Le RIP sur la réforme des retraites doit donc faire le plus de bruit possible s’il est accepté pour ne pas s’éteindre silencieusement dans ces neuf longs mois de consultation.

Troisième étape : l’approbation du Parlement

Disons cependant que par un sursaut de mobilisation inouï, la proposition de loi soit signée par un minimum de 4,8 millions d’électeurs. Le texte doit ensuite être examiné au moins une fois par l’Assemblée nationale et le Sénat, dans un délai de six mois.

Là non plus, rien ne contraint les deux chambres du Parlement à approuver le référendum, qui peut être tout bonnement rejeté. La procédure longue d’un an et demi tomberait alors à l’eau. Et avec une Assemblée en état de mort cérébrale, court-circuitée par les 49.3, un tel cas de figure reste plus que probable.

Du RIP au RIC

Aucun RIP n’a à ce jour abouti à un véritable référendum. Les raisons en sont évidentes : cette procédure a été pensée pour donner des gages, sur le papier, à l’État de droit, mais pour être tout à fait impossible à mettre en œuvre dans la réalité.

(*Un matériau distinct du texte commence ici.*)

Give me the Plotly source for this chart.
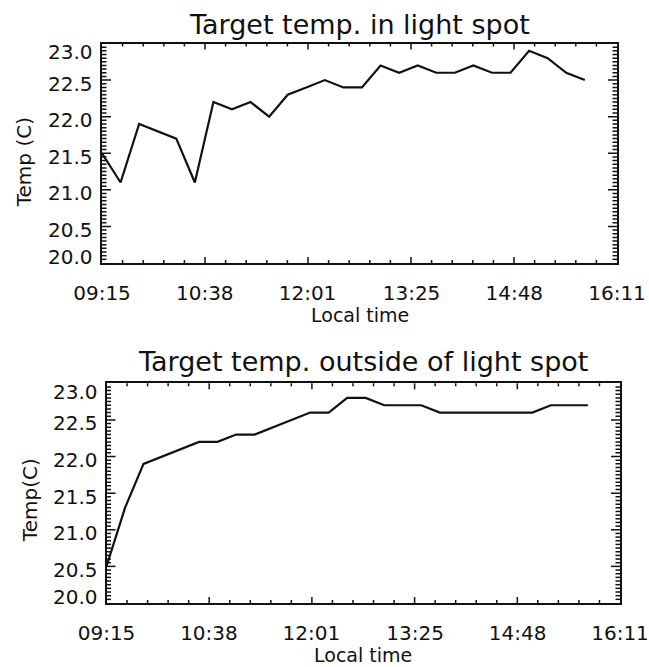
import plotly.graph_objects as go

# Sample times (local time, every 15 minutes)
times = ["09:15", "09:30", "09:45", "10:00", "10:15", "10:30", "10:45", "11:00", "11:15",
         "11:30", "11:45", "12:00", "12:15", "12:30", "12:45", "13:00", "13:15", "13:30",
         "13:45", "14:00", "14:15", "14:30", "14:45", "15:00", "15:15", "15:30", "15:45"]

# Target temperature inside the light spot (C)
temp_in_spot = [21.5, 21.1, 21.9, 21.8, 21.7, 21.1, 22.2, 22.1, 22.2,
                22.0, 22.3, 22.4, 22.5, 22.4, 22.4, 22.7, 22.6, 22.7,
                22.6, 22.6, 22.7, 22.6, 22.6, 22.9, 22.8, 22.6, 22.5]

# Target temperature outside the light spot (C)
temp_outside_spot = [20.5, 21.3, 21.9, 22.0, 22.1, 22.2, 22.2, 22.3, 22.3,
                     22.4, 22.5, 22.6, 22.6, 22.8, 22.8, 22.7, 22.7, 22.7,
                     22.6, 22.6, 22.6, 22.6, 22.6, 22.6, 22.7, 22.7, 22.7]

x_tick_labels = ["09:15", "10:38", "12:01", "13:25", "14:48", "16:11"]
y_tick_values = [20.0, 20.5, 21.0, 21.5, 22.0, 22.5, 23.0]

titles = ["Target temp. in light spot", "Target temp. outside of light spot"]
y_titles = ["Temp (C)", "Temp(C)"]
x_title = "Local time"


def to_minutes(s):
    h, m = s.split(":")
    return int(h) * 60 + int(m)


x_min = [to_minutes(t) for t in times]
x_ticks = [to_minutes(t) for t in x_tick_labels]
x_start, x_end = x_ticks[0], x_ticks[-1]
y_lo, y_hi = y_tick_values[0], y_tick_values[-1]

# tick marks: 5 minor intervals per labelled x interval, 10 per 0.5 C on y
X_SUB, Y_SUB = 5, 10
n_x = (len(x_ticks) - 1) * X_SUB
x_marks = [(x_start + k * (x_end - x_start) / n_x, k % X_SUB == 0) for k in range(1, n_x)]
n_y = (len(y_tick_values) - 1) * Y_SUB
y_marks = [(y_lo + k * (y_hi - y_lo) / n_y, k % Y_SUB == 0) for k in range(1, n_y)]

FONT = "DejaVu Sans"
INK = "#111111"
W, H = 649, 667

# plot boxes in pixels, with the title / label offsets of each panel
panels = [
    dict(xa="x", ya="y", l=102, r=617, t=43.5, b=263, series=temp_in_spot,
         title=titles[0], title_gap=19, ytitle=y_titles[0], ytitle_x=24, ytitle_dy=9),
    dict(xa="x2", ya="y2", l=106.5, r=620, t=383.3, b=603, series=temp_outside_spot,
         title=titles[1], title_gap=21.5, ytitle=y_titles[1], ytitle_x=30, ytitle_dy=7),
]

fig = go.Figure()
layout = dict(width=W, height=H, margin=dict(l=0, r=0, t=0, b=0, autoexpand=False),
              paper_bgcolor="white", plot_bgcolor="white", showlegend=False)
shapes, annotations = [], []

for p in panels:
    xa, ya = p["xa"], p["ya"]
    fig.add_trace(go.Scatter(x=x_min, y=p["series"], mode="lines",
                             line=dict(color=INK, width=2.2), xaxis=xa, yaxis=ya))
    xkey = "xaxis" + xa[1:]
    ykey = "yaxis" + ya[1:]
    layout[xkey] = dict(domain=[p["l"] / W, p["r"] / W], anchor=ya,
                        range=[x_start, x_end], tickmode="array", tickvals=x_ticks,
                        ticktext=x_tick_labels, ticks="", showline=True, linewidth=2,
                        linecolor=INK, mirror=True, showgrid=False, zeroline=False,
                        automargin=False, ticklabelstandoff=11,
                        tickfont=dict(family=FONT, size=20, color=INK))
    layout[ykey] = dict(domain=[1 - p["b"] / H, 1 - p["t"] / H], anchor=xa,
                        range=[y_lo, y_hi], showticklabels=False, ticks="",
                        showline=True, linewidth=2, linecolor=INK, mirror=True,
                        showgrid=False, zeroline=False, automargin=False)

    # inward tick marks on all four sides
    for v, major in x_marks:
        L = 6 if major else 3
        for anchor, sign in [(0, 1), (1, -1)]:
            shapes.append(dict(type="line", xref=xa, yref=ya + " domain",
                               ysizemode="pixel", yanchor=anchor,
                               x0=v, x1=v, y0=0, y1=sign * L,
                               line=dict(color=INK, width=1.5)))
    for v, major in y_marks:
        L = 9 if major else 4.5
        for anchor, sign in [(0, 1), (1, -1)]:
            shapes.append(dict(type="line", xref=xa + " domain", yref=ya,
                               xsizemode="pixel", xanchor=anchor,
                               x0=0, x1=sign * L, y0=v, y1=v,
                               line=dict(color=INK, width=1.5)))

    # y tick labels; end labels are kept inside the box height
    for i, v in enumerate(y_tick_values):
        shift = -3.5
        if i == 0:
            shift = 6
        elif i == len(y_tick_values) - 1:
            shift = -9
        annotations.append(dict(text=f"{v:.1f}", x=(p["l"] - 7) / W, xref="paper",
                                xanchor="right", y=v, yref=ya, yanchor="middle",
                                yshift=shift, showarrow=False,
                                font=dict(family=FONT, size=20, color=INK)))

    cx = (p["l"] + p["r"]) / 2 / W
    annotations.append(dict(text=p["title"], x=cx, y=1 - (p["t"] - p["title_gap"]) / H,
                            xref="paper", yref="paper", xanchor="center",
                            yanchor="middle", showarrow=False,
                            font=dict(family=FONT, size=27, color=INK)))
    annotations.append(dict(text=x_title, x=cx, y=1 - (p["b"] + 52) / H,
                            xref="paper", yref="paper", xanchor="center",
                            yanchor="middle", showarrow=False,
                            font=dict(family=FONT, size=19, color=INK)))
    annotations.append(dict(text=p["ytitle"], x=p["ytitle_x"] / W,
                            y=1 - ((p["t"] + p["b"]) / 2 + p["ytitle_dy"]) / H,
                            xref="paper", yref="paper", xanchor="center",
                            yanchor="middle", showarrow=False, textangle=-90,
                            font=dict(family=FONT, size=20, color=INK)))

layout["shapes"] = shapes
layout["annotations"] = annotations
fig.update_layout(**layout)

fig.write_html("out.html")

Le Conseil constitutionnel lui-même ne s’y est pas trompé : dans son premier bilan sur le RIP, publié en juin 2020, l’institution constatait le « manque d’ergonomie générale du site internet dédié », l’absence de « dispositif d’information du public », et le découragement provoqué par « l’exigence d’un nombre de soutiens à atteindre très élevé », une procédure « complexe » et un résultat « hypothétique ».

Tout concourt ainsi à démontrer que le RIP n’a rien pour inquiéter le parti présidentiel ni l’Élysée, qu’aucune disposition n’empêche d’ailleurs de promulguer entre-temps la réforme des retraites.

Pour rendre le RIP possible, il faudrait qu’il n’émane pas du Parlement et n’ait pas à être approuvé par celui-ci, et que le nombre de signatures nécessaires lors de la consultation soit largement réduit.

Mais alors, le RIP deviendrait un RIC, un référendum d’initiative citoyenne, une forme de consultation du peuple que les Gilets jaunes n’ont cessé d’appeler de leurs vœux. Et bien plus simple que la procédure actuelle.

Les Sages du Conseil Constitutionnel, eux, rendront leur décision le vendredi 14 avril : l’une sur la constitutionnalité du projet de loi adopté au Parlement après un recours au 49.3, et l’autre sur la recevabilité de la demande de référendum d’initiative partagée (RIP).